EXERCISE INSTRUCTIONS —
Return exactly the lines that run from the beginning through the line containing "medianprops=props, manage_ticks=False, zorder=3)", both included, and no others.

DATASET SECTION —
○ ○ ○ ○
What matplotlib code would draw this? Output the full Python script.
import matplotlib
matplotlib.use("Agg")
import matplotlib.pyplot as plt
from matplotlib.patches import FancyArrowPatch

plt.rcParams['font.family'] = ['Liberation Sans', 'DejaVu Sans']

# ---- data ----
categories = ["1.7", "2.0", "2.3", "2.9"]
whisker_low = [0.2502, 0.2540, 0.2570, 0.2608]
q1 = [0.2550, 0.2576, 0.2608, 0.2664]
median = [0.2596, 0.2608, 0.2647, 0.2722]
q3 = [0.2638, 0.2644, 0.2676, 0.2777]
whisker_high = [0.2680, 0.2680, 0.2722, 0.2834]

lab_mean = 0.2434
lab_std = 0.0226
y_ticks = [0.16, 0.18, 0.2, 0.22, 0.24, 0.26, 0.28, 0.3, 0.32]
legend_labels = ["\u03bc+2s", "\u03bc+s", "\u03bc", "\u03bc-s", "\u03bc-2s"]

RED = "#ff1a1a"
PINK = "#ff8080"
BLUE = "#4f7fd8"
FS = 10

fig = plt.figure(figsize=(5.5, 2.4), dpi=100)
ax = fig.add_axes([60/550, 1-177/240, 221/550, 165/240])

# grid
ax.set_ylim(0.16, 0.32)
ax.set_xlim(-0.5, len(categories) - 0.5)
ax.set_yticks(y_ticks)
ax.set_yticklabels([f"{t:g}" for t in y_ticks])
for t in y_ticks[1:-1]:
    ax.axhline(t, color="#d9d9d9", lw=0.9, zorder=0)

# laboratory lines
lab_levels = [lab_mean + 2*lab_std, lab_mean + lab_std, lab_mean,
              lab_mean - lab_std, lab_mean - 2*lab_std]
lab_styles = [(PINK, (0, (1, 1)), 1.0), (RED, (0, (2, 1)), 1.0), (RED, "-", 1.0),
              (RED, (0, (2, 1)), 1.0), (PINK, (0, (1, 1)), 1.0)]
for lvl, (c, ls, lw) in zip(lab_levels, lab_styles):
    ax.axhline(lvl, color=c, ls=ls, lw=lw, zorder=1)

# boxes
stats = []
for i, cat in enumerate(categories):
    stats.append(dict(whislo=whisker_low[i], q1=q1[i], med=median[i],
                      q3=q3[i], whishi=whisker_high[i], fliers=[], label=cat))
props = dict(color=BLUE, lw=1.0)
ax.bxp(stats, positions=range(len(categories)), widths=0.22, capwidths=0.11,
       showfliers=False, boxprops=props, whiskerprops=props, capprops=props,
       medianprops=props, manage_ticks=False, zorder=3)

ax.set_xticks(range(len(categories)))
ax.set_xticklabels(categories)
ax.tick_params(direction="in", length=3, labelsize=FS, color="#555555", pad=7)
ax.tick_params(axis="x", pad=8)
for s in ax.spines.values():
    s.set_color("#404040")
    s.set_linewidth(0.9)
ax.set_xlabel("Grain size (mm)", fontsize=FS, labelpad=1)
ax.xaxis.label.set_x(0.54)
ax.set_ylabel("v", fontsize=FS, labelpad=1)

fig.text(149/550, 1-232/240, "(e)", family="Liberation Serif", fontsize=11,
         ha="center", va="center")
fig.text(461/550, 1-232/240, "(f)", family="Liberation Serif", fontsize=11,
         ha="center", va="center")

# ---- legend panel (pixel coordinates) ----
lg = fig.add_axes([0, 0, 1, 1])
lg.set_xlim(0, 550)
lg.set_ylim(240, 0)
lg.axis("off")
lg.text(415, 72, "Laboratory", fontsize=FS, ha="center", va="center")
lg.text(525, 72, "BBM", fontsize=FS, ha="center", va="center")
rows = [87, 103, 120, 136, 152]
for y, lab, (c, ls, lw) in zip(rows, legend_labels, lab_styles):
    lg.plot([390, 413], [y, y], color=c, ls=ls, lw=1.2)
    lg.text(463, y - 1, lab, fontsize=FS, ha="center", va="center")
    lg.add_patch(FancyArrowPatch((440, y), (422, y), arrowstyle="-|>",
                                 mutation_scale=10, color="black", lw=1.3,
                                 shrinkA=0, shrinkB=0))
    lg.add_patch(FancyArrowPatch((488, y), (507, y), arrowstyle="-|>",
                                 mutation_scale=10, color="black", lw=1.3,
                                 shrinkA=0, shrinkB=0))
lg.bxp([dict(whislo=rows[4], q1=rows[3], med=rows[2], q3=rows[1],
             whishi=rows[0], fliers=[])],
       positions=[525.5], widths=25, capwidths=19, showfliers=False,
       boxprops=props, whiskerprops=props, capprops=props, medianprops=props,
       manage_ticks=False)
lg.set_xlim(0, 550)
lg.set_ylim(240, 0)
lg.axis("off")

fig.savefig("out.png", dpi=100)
○ ○ ○ ○
REPLY —
What matplotlib code would draw this? Output the full Python script.
import matplotlib
matplotlib.use("Agg")
import matplotlib.pyplot as plt
from matplotlib.patches import FancyArrowPatch

plt.rcParams['font.family'] = ['Liberation Sans', 'DejaVu Sans']

# ---- data ----
categories = ["1.7", "2.0", "2.3", "2.9"]
whisker_low = [0.2502, 0.2540, 0.2570, 0.2608]
q1 = [0.2550, 0.2576, 0.2608, 0.2664]
median = [0.2596, 0.2608, 0.2647, 0.2722]
q3 = [0.2638, 0.2644, 0.2676, 0.2777]
whisker_high = [0.2680, 0.2680, 0.2722, 0.2834]

lab_mean = 0.2434
lab_std = 0.0226
y_ticks = [0.16, 0.18, 0.2, 0.22, 0.24, 0.26, 0.28, 0.3, 0.32]
legend_labels = ["\u03bc+2s", "\u03bc+s", "\u03bc", "\u03bc-s", "\u03bc-2s"]

RED = "#ff1a1a"
PINK = "#ff8080"
BLUE = "#4f7fd8"
FS = 10

fig = plt.figure(figsize=(5.5, 2.4), dpi=100)
ax = fig.add_axes([60/550, 1-177/240, 221/550, 165/240])

# grid
ax.set_ylim(0.16, 0.32)
ax.set_xlim(-0.5, len(categories) - 0.5)
ax.set_yticks(y_ticks)
ax.set_yticklabels([f"{t:g}" for t in y_ticks])
for t in y_ticks[1:-1]:
    ax.axhline(t, color="#d9d9d9", lw=0.9, zorder=0)

# laboratory lines
lab_levels = [lab_mean + 2*lab_std, lab_mean + lab_std, lab_mean,
              lab_mean - lab_std, lab_mean - 2*lab_std]
lab_styles = [(PINK, (0, (1, 1)), 1.0), (RED, (0, (2, 1)), 1.0), (RED, "-", 1.0),
              (RED, (0, (2, 1)), 1.0), (PINK, (0, (1, 1)), 1.0)]
for lvl, (c, ls, lw) in zip(lab_levels, lab_styles):
    ax.axhline(lvl, color=c, ls=ls, lw=lw, zorder=1)

# boxes
stats = []
for i, cat in enumerate(categories):
    stats.append(dict(whislo=whisker_low[i], q1=q1[i], med=median[i],
                      q3=q3[i], whishi=whisker_high[i], fliers=[], label=cat))
props = dict(color=BLUE, lw=1.0)
ax.bxp(stats, positions=range(len(categories)), widths=0.22, capwidths=0.11,
       showfliers=False, boxprops=props, whiskerprops=props, capprops=props,
       medianprops=props, manage_ticks=False, zorder=3)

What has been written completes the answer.